Noire vision spenglerienne

oswsp.jpgOswald Spengler était revenu à Munich en 1911, après y avoir passé une année d’étude en 1901: toujours amoureux de la ville bavaroise, il était cependant déçu en s’y réinstallant. Il ne retrouvait plus intact le style classique de Louis I, y découvrait en revanche “l’ornementalisme imbécile” de l’“Art Nouveau” et les “escroqueries expressionnistes”, toutes expressions du déclin qui affecte l’Europe entière. Pour Spengler, qui s’apprête à rédiger sa somme “Der Untergang des Abendlandes”, les affres de décadence qui marquent Munich sont autant de symboles du déclin général de l’Europe, trop influencée par les idées “civilisatrices”. Pour Spengler, la transition entre, d’une part, la phase juvénile que constitue toute culture, créatrice et d’abord un peu fruste, et, d’autre part, la phase sénescente de la civilisation, s’opère inéluctablement, comme une loi biologique et naturelle. Les hommes —les porteurs et les vecteurs de culture vieillissants— se mettent à désirer le confort et le raffinement, abandonnent les exigences créatrices de leur culture de départ, n’ont plus la force juvénile d’innover: tous les peuples d’Occident subiront ce processus de sénescence pour en arriver d’abord à un stade de lutte planétaire entre “pouvoirs césariens”, ensuite à un stade d’uniformité généralisée, à une ère des masses abruties, parquées dans des villes tentaculaires, dont l’habitat sera constitué de “casernements” sordides et sans charme. Ces masses recevront, comme dans le Bas-Empire, du pain et des jeux. Tel est, en gos, le processus de déclin que Spengler a voulu esquisser dans “Der Untergang des Abendlandes”.

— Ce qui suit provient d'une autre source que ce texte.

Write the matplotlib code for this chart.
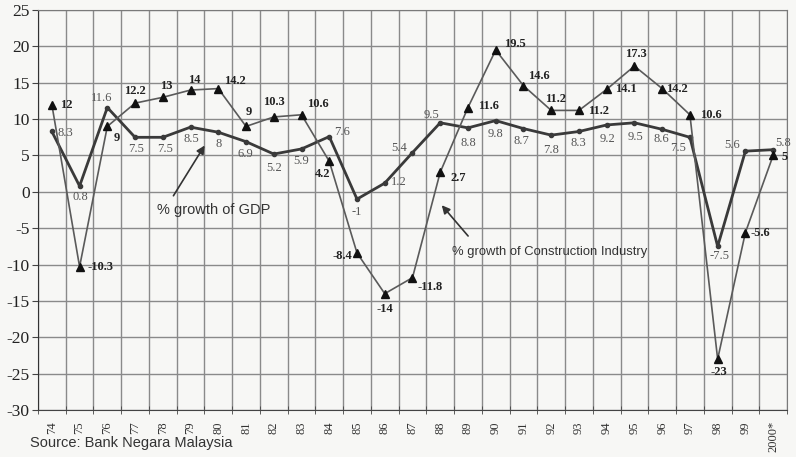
import matplotlib.pyplot as plt
import numpy as np

plt.rcParams['axes.unicode_minus'] = False

# Data
years = ['74', '75', '76', '77', '78', '79', '80', '81', '82', '83', '84', '85', '86',
         '87', '88', '89', '90', '91', '92', '93', '94', '95', '96', '97', '98', '99', '2000*']
gdp = [8.3, 0.8, 11.6, 7.5, 7.5, 8.9, 8.2, 6.9, 5.2, 5.9, 7.6, -1, 1.2,
       5.4, 9.5, 8.8, 9.8, 8.7, 7.8, 8.3, 9.2, 9.5, 8.6, 7.5, -7.5, 5.6, 5.8]
gdp_labels = ['8.3', '0.8', '11.6', '7.5', '7.5', '8.5', '8', '6.9', '5.2', '5.9', '7.6', '-1', '1.2',
              '5.4', '9.5', '8.8', '9.8', '8.7', '7.8', '8.3', '9.2', '9.5', '8.6', '7.5', '-7.5', '5.6', '5.8']
cons = [12, -10.3, 9, 12.2, 13, 14, 14.2, 9, 10.3, 10.6, 4.2, -8.4, -14,
        -11.8, 2.7, 11.6, 19.5, 14.6, 11.2, 11.2, 14.1, 17.3, 14.2, 10.6, -23, -5.6, 5]
cons_labels = ['12', '-10.3', '9', '12.2', '13', '14', '14.2', '9', '10.3', '10.6', '4.2', '-8.4', '-14',
               '-11.8', '2.7', '11.6', '19.5', '14.6', '11.2', '11.2', '14.1', '17.3', '14.2', '10.6', '-23', '-5.6', '5']

# label offsets in pixels (dx, dy, ha)
cons_off = [(8, 0, 'left'), (8, 0, 'left'), (6, -12, 'left'), (0, 12, 'center'), (3, 11, 'center'),
            (4, 10, 'center'), (6, 8, 'left'), (3, 14, 'center'), (0, 15, 'center'), (6, 11, 'left'),
            (-7, -13, 'center'), (-5, -3, 'right'), (0, -15, 'center'), (5, -9, 'left'),
            (10, -6, 'left'), (10, 2, 'left'), (8, 6, 'left'), (5, 10, 'left'), (4, 11, 'center'),
            (9, -1, 'left'), (8, 0, 'left'), (1, 12, 'center'), (4, 0, 'left'), (10, 0, 'left'),
            (1, -13, 'center'), (5, 0, 'left'), (8, -2, 'left')]
gdp_off = [(6, -2, 'left'), (1, -11, 'center'), (-6, 10, 'center'), (1, -12, 'center'), (2, -12, 'center'),
           (1, -12, 'center'), (0, -12, 'center'), (-1, -12, 'center'), (0, -14, 'center'), (0, -12, 'center'),
           (13, 5, 'center'), (0, -13, 'center'), (6, 1, 'left'), (-5, 5, 'right'), (-9, 8, 'center'),
           (0, -15, 'center'), (0, -13, 'center'), (-2, -12, 'center'), (0, -15, 'center'), (-1, -12, 'center'),
           (1, -14, 'center'), (1, -14, 'center'), (-1, -10, 'center'), (-12, -11, 'center'),
           (2, -10, 'center'), (-13, 6, 'center'), (10, 7, 'center')]

x = np.arange(len(years))

fig = plt.figure(figsize=(7.96, 4.57), dpi=100)
fig.patch.set_facecolor('#f7f7f5')
ax = fig.add_axes([0.0477, 0.1028, 0.9410, 0.8752])
ax.set_facecolor('#f7f7f5')

ax.plot(x, gdp, color='#3a3a3a', lw=2.0, marker='o', ms=3, zorder=4)
ax.plot(x, cons, color='#5a5a5a', lw=1.2, marker='^', ms=6, mfc='#111111', mec='#111111', zorder=5)

for i in range(len(x)):
    dx, dy, ha = cons_off[i]
    ax.annotate(cons_labels[i], (x[i], cons[i]), xytext=(dx, dy), textcoords='offset pixels',
                ha=ha, va='center', fontsize=9, fontweight='bold', family='Liberation Serif',
                color='#222222', zorder=6)
    dx, dy, ha = gdp_off[i]
    ax.annotate(gdp_labels[i], (x[i], gdp[i]), xytext=(dx, dy), textcoords='offset pixels',
                ha=ha, va='center', fontsize=9, family='Liberation Serif', color='#555555', zorder=6)

ax.set_xlim(-0.5, len(years) - 0.5)
ax.set_ylim(-30, 25)
ax.set_yticks(np.arange(-30, 26, 5))
ax.set_xticks(x)
ax.set_xticklabels(years, rotation=90, family='Liberation Serif', fontsize=9, color='#333333')
ax.set_xticks(np.arange(-0.5, len(years), 1), minor=True)
ax.tick_params(axis='x', which='major', length=0, pad=8)
ax.tick_params(axis='x', which='minor', length=6, direction='inout', color='#444444')
ax.tick_params(axis='y', length=4, color='#444444', labelsize=12.5, pad=2)
for t in ax.get_yticklabels():
    t.set_family('Liberation Serif')
    t.set_color('#222222')
ax.grid(True, which='minor', axis='x', color='#8a8a8a', lw=1.0)
ax.grid(True, which='major', axis='y', color='#8a8a8a', lw=1.0)
for s in ax.spines.values():
    s.set_color('#7a7a7a')
ax.spines['left'].set_color('#333333')
ax.spines['bottom'].set_color('#444444')

# annotations with arrows
ax.annotate('', xy=(5.56, 6.7), xytext=(4.33, -0.86),
            arrowprops=dict(arrowstyle='-|>', color='#333333', lw=1.2, mutation_scale=12))
ax.text(3.79, -2.5, '% growth of GDP', family='Liberation Sans', fontsize=10.5,
        color='#333333', va='center', ha='left')
ax.annotate('', xy=(13.99, -1.55), xytext=(15.07, -6.36),
            arrowprops=dict(arrowstyle='-|>', color='#333333', lw=1.2, mutation_scale=12))
ax.text(14.42, -8.3, '% growth of Construction Industry', family='Liberation Sans', fontsize=9.4,
        color='#333333', va='center', ha='left')

fig.text(0.038, 0.031, 'Source: Bank Negara Malaysia', family='Liberation Sans', fontsize=10.5,
         color='#333333', va='center', ha='left')

fig.savefig('out.png', dpi=100, facecolor=fig.get_facecolor())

Le déclin de Munich et de toute l’Europe était donc en germe avant le déclenchement de la première grande conflagration intereuropéenne. La guerre accélère le processus. Au lendemain de l’armistice de novembre 1918, nous aurons donc affaire à un autre Munich et à une autre Europe. Une autre histoire, bien différente, bien plus triste, pouvait commencer: celle de l’après-Schwabing. Avant d’assister à la lutte plénétaire entre les nouveaux Césars (Hitler, Staline, Churchill, Roosevelt). Après la victoire du César américain, l’ère des masses abruties par la consommation effrénée et par le confort matériel a commencé. Nous y sommes toujours, malgré les ressacs dus aux crises: l’aura des Cosmiques n’élit plus personne. Les masses abruties sont là, omniprésentes. Les villes tentaculaires détruisent les cultures, au Japon, au Mexique, en Afrique. Et pas seulement en Europe et en Amérique du Nord. Les jeux virtuels sont distribués à profusion. Spengler avait raison.

Robert Steuckers.

(Forest-Flotzenberg, Vlotho im Wesergebirge, été 2002).